══ Collected material ══

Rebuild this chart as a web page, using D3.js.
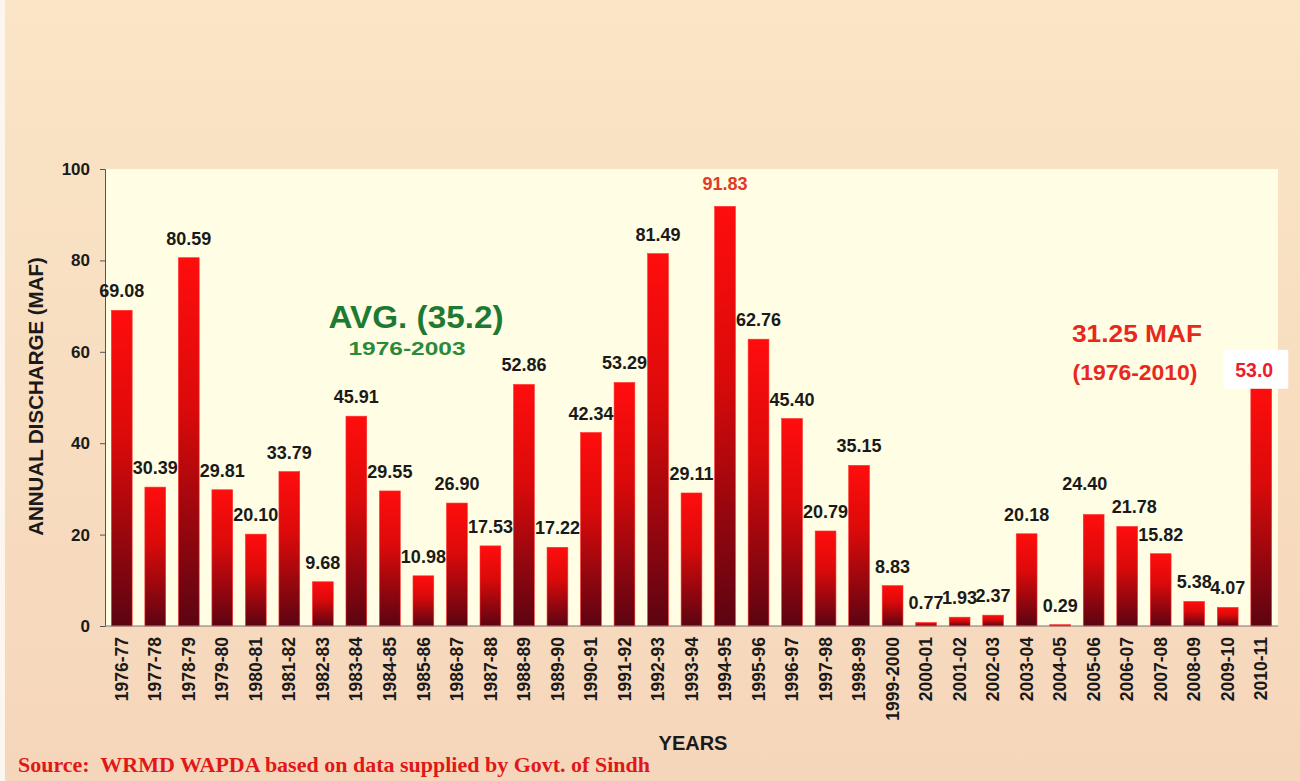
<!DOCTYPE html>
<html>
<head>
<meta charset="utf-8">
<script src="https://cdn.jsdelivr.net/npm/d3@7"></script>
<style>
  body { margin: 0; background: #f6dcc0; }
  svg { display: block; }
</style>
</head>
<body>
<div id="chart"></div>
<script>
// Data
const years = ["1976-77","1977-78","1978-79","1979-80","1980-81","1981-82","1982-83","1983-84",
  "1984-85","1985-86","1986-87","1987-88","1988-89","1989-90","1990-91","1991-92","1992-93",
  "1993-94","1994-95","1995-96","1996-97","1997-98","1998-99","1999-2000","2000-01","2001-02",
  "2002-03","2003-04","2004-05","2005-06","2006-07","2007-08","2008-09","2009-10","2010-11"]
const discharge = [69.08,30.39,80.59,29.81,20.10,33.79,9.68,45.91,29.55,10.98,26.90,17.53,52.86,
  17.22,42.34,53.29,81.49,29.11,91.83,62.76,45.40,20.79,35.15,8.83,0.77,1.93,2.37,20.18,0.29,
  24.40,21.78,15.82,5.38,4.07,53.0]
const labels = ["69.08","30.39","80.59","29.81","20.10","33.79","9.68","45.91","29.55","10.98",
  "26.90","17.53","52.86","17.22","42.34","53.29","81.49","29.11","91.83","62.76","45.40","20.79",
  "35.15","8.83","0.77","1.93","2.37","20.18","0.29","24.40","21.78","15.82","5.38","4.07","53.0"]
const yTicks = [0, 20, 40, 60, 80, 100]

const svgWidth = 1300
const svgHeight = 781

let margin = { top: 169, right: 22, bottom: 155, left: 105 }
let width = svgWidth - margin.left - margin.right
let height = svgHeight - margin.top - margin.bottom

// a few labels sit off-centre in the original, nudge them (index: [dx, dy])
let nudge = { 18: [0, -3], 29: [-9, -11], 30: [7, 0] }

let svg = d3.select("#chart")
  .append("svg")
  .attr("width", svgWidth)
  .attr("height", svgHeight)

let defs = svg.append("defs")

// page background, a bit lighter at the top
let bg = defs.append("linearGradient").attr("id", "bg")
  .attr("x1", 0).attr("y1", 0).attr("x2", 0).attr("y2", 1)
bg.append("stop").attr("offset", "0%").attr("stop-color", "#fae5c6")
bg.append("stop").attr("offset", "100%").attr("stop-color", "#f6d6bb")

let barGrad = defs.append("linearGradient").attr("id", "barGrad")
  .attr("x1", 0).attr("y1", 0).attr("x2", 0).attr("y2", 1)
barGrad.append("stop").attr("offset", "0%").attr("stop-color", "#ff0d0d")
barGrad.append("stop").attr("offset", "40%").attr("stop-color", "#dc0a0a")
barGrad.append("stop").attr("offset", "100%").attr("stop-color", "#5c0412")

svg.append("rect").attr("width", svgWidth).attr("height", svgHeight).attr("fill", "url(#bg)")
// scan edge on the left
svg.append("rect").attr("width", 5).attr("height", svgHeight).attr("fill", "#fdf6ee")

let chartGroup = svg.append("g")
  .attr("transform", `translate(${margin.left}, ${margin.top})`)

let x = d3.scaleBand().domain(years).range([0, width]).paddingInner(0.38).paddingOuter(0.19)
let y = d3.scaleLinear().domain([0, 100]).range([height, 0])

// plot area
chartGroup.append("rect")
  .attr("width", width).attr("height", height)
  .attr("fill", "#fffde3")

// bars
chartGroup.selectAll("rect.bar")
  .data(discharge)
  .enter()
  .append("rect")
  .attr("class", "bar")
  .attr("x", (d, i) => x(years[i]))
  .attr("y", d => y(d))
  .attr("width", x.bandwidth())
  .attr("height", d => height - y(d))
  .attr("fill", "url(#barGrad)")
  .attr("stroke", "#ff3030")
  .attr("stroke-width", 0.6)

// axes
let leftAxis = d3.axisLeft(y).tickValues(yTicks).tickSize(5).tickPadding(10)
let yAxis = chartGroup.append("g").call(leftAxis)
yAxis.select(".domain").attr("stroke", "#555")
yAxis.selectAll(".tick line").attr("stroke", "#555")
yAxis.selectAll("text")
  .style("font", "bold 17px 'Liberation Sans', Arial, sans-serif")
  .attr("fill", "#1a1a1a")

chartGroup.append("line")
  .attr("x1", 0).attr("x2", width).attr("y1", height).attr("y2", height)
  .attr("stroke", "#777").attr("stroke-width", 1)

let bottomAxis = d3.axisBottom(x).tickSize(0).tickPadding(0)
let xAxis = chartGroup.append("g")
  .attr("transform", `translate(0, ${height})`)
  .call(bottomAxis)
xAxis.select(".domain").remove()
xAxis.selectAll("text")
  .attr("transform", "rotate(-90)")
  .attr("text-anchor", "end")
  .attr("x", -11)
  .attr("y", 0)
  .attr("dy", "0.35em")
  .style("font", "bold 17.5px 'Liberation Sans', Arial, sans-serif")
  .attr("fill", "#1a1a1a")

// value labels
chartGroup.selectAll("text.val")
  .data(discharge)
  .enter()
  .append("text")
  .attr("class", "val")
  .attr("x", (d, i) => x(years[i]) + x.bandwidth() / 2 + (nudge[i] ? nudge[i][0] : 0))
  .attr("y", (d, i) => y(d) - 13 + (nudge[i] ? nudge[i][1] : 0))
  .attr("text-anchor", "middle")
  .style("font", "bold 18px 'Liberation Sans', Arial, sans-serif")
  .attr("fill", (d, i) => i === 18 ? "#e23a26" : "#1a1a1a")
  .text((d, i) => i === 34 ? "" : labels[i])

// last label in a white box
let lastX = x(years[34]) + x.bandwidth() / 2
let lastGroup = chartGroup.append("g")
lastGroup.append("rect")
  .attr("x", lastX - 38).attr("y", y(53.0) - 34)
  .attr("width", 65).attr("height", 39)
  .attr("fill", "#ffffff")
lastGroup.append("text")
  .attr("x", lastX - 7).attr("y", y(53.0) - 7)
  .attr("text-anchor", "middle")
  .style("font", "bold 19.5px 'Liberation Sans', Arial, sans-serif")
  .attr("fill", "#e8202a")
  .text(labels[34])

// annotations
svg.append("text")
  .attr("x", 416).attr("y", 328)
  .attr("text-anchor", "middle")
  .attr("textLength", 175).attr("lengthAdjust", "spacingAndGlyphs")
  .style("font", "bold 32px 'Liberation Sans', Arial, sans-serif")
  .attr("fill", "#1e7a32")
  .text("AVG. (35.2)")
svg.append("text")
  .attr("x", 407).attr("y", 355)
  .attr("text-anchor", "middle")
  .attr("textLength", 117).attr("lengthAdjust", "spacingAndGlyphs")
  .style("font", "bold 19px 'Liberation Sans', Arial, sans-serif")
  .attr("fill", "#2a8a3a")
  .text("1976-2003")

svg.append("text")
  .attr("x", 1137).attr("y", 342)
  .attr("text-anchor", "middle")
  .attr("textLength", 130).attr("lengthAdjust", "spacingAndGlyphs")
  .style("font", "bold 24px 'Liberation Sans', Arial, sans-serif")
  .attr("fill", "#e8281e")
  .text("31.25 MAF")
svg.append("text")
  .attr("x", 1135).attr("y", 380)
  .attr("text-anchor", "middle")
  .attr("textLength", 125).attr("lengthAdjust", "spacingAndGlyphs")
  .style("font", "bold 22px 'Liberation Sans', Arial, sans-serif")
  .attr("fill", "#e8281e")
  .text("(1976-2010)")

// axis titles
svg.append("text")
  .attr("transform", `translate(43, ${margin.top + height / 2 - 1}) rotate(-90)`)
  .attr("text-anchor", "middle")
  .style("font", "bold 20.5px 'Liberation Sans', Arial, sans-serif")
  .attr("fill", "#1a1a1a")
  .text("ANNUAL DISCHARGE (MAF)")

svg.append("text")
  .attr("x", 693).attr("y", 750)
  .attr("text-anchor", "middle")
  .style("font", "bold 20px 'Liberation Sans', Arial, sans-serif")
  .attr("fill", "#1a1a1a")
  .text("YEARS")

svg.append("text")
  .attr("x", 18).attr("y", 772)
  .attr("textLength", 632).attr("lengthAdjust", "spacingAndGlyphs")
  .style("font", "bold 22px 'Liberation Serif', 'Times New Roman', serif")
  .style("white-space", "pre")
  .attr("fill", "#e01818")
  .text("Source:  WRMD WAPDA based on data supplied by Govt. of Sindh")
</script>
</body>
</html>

═══

- Your objective
Look for the word "page" in every line of the listing and copy the lines that have it.

- The result
Rebuild this chart as a web page, using D3.js.
// page background, a bit lighter at the top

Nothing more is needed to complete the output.